_Dataset content_.
+===+
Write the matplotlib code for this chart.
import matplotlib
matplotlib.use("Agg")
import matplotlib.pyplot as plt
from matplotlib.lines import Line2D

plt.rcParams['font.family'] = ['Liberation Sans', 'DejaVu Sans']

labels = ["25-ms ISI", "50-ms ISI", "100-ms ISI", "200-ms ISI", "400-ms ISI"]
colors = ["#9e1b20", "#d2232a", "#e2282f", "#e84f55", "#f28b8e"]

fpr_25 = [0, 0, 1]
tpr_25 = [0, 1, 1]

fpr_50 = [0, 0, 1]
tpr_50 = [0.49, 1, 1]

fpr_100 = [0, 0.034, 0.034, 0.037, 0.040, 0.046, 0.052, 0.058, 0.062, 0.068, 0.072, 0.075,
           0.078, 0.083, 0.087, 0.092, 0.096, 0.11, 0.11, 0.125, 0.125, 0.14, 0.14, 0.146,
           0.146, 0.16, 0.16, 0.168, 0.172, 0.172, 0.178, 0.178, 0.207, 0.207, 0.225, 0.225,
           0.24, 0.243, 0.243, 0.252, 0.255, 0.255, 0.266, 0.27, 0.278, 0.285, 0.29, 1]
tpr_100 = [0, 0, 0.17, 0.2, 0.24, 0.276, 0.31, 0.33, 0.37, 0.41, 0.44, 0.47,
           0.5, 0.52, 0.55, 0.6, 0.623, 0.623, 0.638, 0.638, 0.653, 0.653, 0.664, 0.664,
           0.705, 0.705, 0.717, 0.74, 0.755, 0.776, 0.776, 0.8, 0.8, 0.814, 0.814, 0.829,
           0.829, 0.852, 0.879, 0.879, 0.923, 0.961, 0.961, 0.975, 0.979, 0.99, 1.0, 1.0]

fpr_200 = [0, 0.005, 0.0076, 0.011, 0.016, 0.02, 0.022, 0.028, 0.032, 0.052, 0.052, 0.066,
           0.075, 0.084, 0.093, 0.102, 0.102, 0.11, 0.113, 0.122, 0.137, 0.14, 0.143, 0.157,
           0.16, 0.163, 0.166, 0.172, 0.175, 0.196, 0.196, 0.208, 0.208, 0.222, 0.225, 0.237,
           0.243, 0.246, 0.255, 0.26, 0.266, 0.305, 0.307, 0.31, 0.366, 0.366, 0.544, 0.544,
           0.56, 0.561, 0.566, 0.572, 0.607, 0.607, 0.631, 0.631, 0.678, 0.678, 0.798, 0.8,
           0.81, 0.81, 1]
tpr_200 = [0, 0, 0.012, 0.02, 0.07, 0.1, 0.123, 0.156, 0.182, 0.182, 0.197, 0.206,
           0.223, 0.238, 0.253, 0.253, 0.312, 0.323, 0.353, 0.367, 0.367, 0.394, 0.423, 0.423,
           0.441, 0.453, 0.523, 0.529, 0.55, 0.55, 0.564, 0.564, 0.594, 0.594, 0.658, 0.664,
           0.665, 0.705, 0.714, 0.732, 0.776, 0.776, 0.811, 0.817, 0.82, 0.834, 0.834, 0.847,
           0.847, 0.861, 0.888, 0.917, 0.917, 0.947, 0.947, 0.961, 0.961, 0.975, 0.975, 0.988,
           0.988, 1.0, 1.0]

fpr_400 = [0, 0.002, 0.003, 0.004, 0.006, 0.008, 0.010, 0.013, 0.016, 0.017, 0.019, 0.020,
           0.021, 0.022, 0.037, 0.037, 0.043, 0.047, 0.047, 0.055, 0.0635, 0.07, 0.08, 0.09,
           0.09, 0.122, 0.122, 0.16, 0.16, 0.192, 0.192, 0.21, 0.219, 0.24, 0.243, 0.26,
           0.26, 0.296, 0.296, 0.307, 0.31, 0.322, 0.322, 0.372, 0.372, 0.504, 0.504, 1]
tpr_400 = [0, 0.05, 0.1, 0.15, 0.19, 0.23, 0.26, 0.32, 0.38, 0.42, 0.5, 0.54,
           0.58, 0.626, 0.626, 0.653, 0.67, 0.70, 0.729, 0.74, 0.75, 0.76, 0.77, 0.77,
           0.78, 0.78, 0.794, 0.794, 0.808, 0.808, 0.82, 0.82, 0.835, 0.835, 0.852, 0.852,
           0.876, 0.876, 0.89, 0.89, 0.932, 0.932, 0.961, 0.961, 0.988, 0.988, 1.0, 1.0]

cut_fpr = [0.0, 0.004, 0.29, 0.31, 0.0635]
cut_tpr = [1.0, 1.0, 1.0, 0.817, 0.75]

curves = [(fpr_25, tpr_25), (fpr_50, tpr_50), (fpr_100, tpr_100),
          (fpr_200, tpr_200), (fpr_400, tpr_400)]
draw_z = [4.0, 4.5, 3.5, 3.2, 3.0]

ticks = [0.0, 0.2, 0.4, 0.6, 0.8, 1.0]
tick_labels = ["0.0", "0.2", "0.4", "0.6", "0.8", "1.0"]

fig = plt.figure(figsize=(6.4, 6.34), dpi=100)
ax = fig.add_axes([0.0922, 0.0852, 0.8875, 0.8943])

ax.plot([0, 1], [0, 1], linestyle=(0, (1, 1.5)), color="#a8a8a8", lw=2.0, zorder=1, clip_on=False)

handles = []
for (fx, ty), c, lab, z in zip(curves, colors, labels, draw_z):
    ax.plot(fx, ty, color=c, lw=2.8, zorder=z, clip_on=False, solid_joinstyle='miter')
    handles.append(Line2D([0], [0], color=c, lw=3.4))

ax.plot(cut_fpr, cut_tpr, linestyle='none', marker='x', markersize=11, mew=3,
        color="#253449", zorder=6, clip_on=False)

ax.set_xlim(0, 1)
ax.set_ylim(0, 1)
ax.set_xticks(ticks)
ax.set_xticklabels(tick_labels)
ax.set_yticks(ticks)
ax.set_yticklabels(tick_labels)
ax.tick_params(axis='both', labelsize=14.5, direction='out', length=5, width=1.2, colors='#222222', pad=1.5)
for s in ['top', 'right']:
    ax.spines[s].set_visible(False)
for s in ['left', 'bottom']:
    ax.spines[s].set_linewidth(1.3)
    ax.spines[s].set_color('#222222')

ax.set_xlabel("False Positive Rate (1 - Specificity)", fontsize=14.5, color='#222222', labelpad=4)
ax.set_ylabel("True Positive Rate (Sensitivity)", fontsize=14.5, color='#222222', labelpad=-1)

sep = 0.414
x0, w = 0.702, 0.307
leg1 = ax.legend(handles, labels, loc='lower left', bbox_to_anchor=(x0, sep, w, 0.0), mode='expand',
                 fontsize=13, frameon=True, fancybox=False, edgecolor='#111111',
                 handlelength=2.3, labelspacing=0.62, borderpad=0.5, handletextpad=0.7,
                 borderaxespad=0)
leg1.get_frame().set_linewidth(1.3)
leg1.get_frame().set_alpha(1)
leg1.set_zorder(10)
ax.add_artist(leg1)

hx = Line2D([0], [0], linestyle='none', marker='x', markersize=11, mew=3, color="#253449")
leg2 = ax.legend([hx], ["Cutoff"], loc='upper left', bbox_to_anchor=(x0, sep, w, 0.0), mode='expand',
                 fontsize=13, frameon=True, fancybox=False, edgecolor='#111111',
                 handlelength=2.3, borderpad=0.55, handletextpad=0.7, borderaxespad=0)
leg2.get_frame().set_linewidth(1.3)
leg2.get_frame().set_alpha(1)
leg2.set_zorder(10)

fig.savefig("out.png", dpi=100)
+===+
_Requirement_.
Would you reproduce the material above in full, exactly as given?

_The result_.
Write the matplotlib code for this chart.
import matplotlib
matplotlib.use("Agg")
import matplotlib.pyplot as plt
from matplotlib.lines import Line2D

plt.rcParams['font.family'] = ['Liberation Sans', 'DejaVu Sans']

labels = ["25-ms ISI", "50-ms ISI", "100-ms ISI", "200-ms ISI", "400-ms ISI"]
colors = ["#9e1b20", "#d2232a", "#e2282f", "#e84f55", "#f28b8e"]

fpr_25 = [0, 0, 1]
tpr_25 = [0, 1, 1]

fpr_50 = [0, 0, 1]
tpr_50 = [0.49, 1, 1]

fpr_100 = [0, 0.034, 0.034, 0.037, 0.040, 0.046, 0.052, 0.058, 0.062, 0.068, 0.072, 0.075,
           0.078, 0.083, 0.087, 0.092, 0.096, 0.11, 0.11, 0.125, 0.125, 0.14, 0.14, 0.146,
           0.146, 0.16, 0.16, 0.168, 0.172, 0.172, 0.178, 0.178, 0.207, 0.207, 0.225, 0.225,
           0.24, 0.243, 0.243, 0.252, 0.255, 0.255, 0.266, 0.27, 0.278, 0.285, 0.29, 1]
tpr_100 = [0, 0, 0.17, 0.2, 0.24, 0.276, 0.31, 0.33, 0.37, 0.41, 0.44, 0.47,
           0.5, 0.52, 0.55, 0.6, 0.623, 0.623, 0.638, 0.638, 0.653, 0.653, 0.664, 0.664,
           0.705, 0.705, 0.717, 0.74, 0.755, 0.776, 0.776, 0.8, 0.8, 0.814, 0.814, 0.829,
           0.829, 0.852, 0.879, 0.879, 0.923, 0.961, 0.961, 0.975, 0.979, 0.99, 1.0, 1.0]

fpr_200 = [0, 0.005, 0.0076, 0.011, 0.016, 0.02, 0.022, 0.028, 0.032, 0.052, 0.052, 0.066,
           0.075, 0.084, 0.093, 0.102, 0.102, 0.11, 0.113, 0.122, 0.137, 0.14, 0.143, 0.157,
           0.16, 0.163, 0.166, 0.172, 0.175, 0.196, 0.196, 0.208, 0.208, 0.222, 0.225, 0.237,
           0.243, 0.246, 0.255, 0.26, 0.266, 0.305, 0.307, 0.31, 0.366, 0.366, 0.544, 0.544,
           0.56, 0.561, 0.566, 0.572, 0.607, 0.607, 0.631, 0.631, 0.678, 0.678, 0.798, 0.8,
           0.81, 0.81, 1]
tpr_200 = [0, 0, 0.012, 0.02, 0.07, 0.1, 0.123, 0.156, 0.182, 0.182, 0.197, 0.206,
           0.223, 0.238, 0.253, 0.253, 0.312, 0.323, 0.353, 0.367, 0.367, 0.394, 0.423, 0.423,
           0.441, 0.453, 0.523, 0.529, 0.55, 0.55, 0.564, 0.564, 0.594, 0.594, 0.658, 0.664,
           0.665, 0.705, 0.714, 0.732, 0.776, 0.776, 0.811, 0.817, 0.82, 0.834, 0.834, 0.847,
           0.847, 0.861, 0.888, 0.917, 0.917, 0.947, 0.947, 0.961, 0.961, 0.975, 0.975, 0.988,
           0.988, 1.0, 1.0]

fpr_400 = [0, 0.002, 0.003, 0.004, 0.006, 0.008, 0.010, 0.013, 0.016, 0.017, 0.019, 0.020,
           0.021, 0.022, 0.037, 0.037, 0.043, 0.047, 0.047, 0.055, 0.0635, 0.07, 0.08, 0.09,
           0.09, 0.122, 0.122, 0.16, 0.16, 0.192, 0.192, 0.21, 0.219, 0.24, 0.243, 0.26,
           0.26, 0.296, 0.296, 0.307, 0.31, 0.322, 0.322, 0.372, 0.372, 0.504, 0.504, 1]
tpr_400 = [0, 0.05, 0.1, 0.15, 0.19, 0.23, 0.26, 0.32, 0.38, 0.42, 0.5, 0.54,
           0.58, 0.626, 0.626, 0.653, 0.67, 0.70, 0.729, 0.74, 0.75, 0.76, 0.77, 0.77,
           0.78, 0.78, 0.794, 0.794, 0.808, 0.808, 0.82, 0.82, 0.835, 0.835, 0.852, 0.852,
           0.876, 0.876, 0.89, 0.89, 0.932, 0.932, 0.961, 0.961, 0.988, 0.988, 1.0, 1.0]

cut_fpr = [0.0, 0.004, 0.29, 0.31, 0.0635]
cut_tpr = [1.0, 1.0, 1.0, 0.817, 0.75]

curves = [(fpr_25, tpr_25), (fpr_50, tpr_50), (fpr_100, tpr_100),
          (fpr_200, tpr_200), (fpr_400, tpr_400)]
draw_z = [4.0, 4.5, 3.5, 3.2, 3.0]

ticks = [0.0, 0.2, 0.4, 0.6, 0.8, 1.0]
tick_labels = ["0.0", "0.2", "0.4", "0.6", "0.8", "1.0"]

fig = plt.figure(figsize=(6.4, 6.34), dpi=100)
ax = fig.add_axes([0.0922, 0.0852, 0.8875, 0.8943])

ax.plot([0, 1], [0, 1], linestyle=(0, (1, 1.5)), color="#a8a8a8", lw=2.0, zorder=1, clip_on=False)

handles = []
for (fx, ty), c, lab, z in zip(curves, colors, labels, draw_z):
    ax.plot(fx, ty, color=c, lw=2.8, zorder=z, clip_on=False, solid_joinstyle='miter')
    handles.append(Line2D([0], [0], color=c, lw=3.4))

ax.plot(cut_fpr, cut_tpr, linestyle='none', marker='x', markersize=11, mew=3,
        color="#253449", zorder=6, clip_on=False)

ax.set_xlim(0, 1)
ax.set_ylim(0, 1)
ax.set_xticks(ticks)
ax.set_xticklabels(tick_labels)
ax.set_yticks(ticks)
ax.set_yticklabels(tick_labels)
ax.tick_params(axis='both', labelsize=14.5, direction='out', length=5, width=1.2, colors='#222222', pad=1.5)
for s in ['top', 'right']:
    ax.spines[s].set_visible(False)
for s in ['left', 'bottom']:
    ax.spines[s].set_linewidth(1.3)
    ax.spines[s].set_color('#222222')

ax.set_xlabel("False Positive Rate (1 - Specificity)", fontsize=14.5, color='#222222', labelpad=4)
ax.set_ylabel("True Positive Rate (Sensitivity)", fontsize=14.5, color='#222222', labelpad=-1)

sep = 0.414
x0, w = 0.702, 0.307
leg1 = ax.legend(handles, labels, loc='lower left', bbox_to_anchor=(x0, sep, w, 0.0), mode='expand',
                 fontsize=13, frameon=True, fancybox=False, edgecolor='#111111',
                 handlelength=2.3, labelspacing=0.62, borderpad=0.5, handletextpad=0.7,
                 borderaxespad=0)
leg1.get_frame().set_linewidth(1.3)
leg1.get_frame().set_alpha(1)
leg1.set_zorder(10)
ax.add_artist(leg1)

hx = Line2D([0], [0], linestyle='none', marker='x', markersize=11, mew=3, color="#253449")
leg2 = ax.legend([hx], ["Cutoff"], loc='upper left', bbox_to_anchor=(x0, sep, w, 0.0), mode='expand',
                 fontsize=13, frameon=True, fancybox=False, edgecolor='#111111',
                 handlelength=2.3, borderpad=0.55, handletextpad=0.7, borderaxespad=0)
leg2.get_frame().set_linewidth(1.3)
leg2.get_frame().set_alpha(1)
leg2.set_zorder(10)

fig.savefig("out.png", dpi=100)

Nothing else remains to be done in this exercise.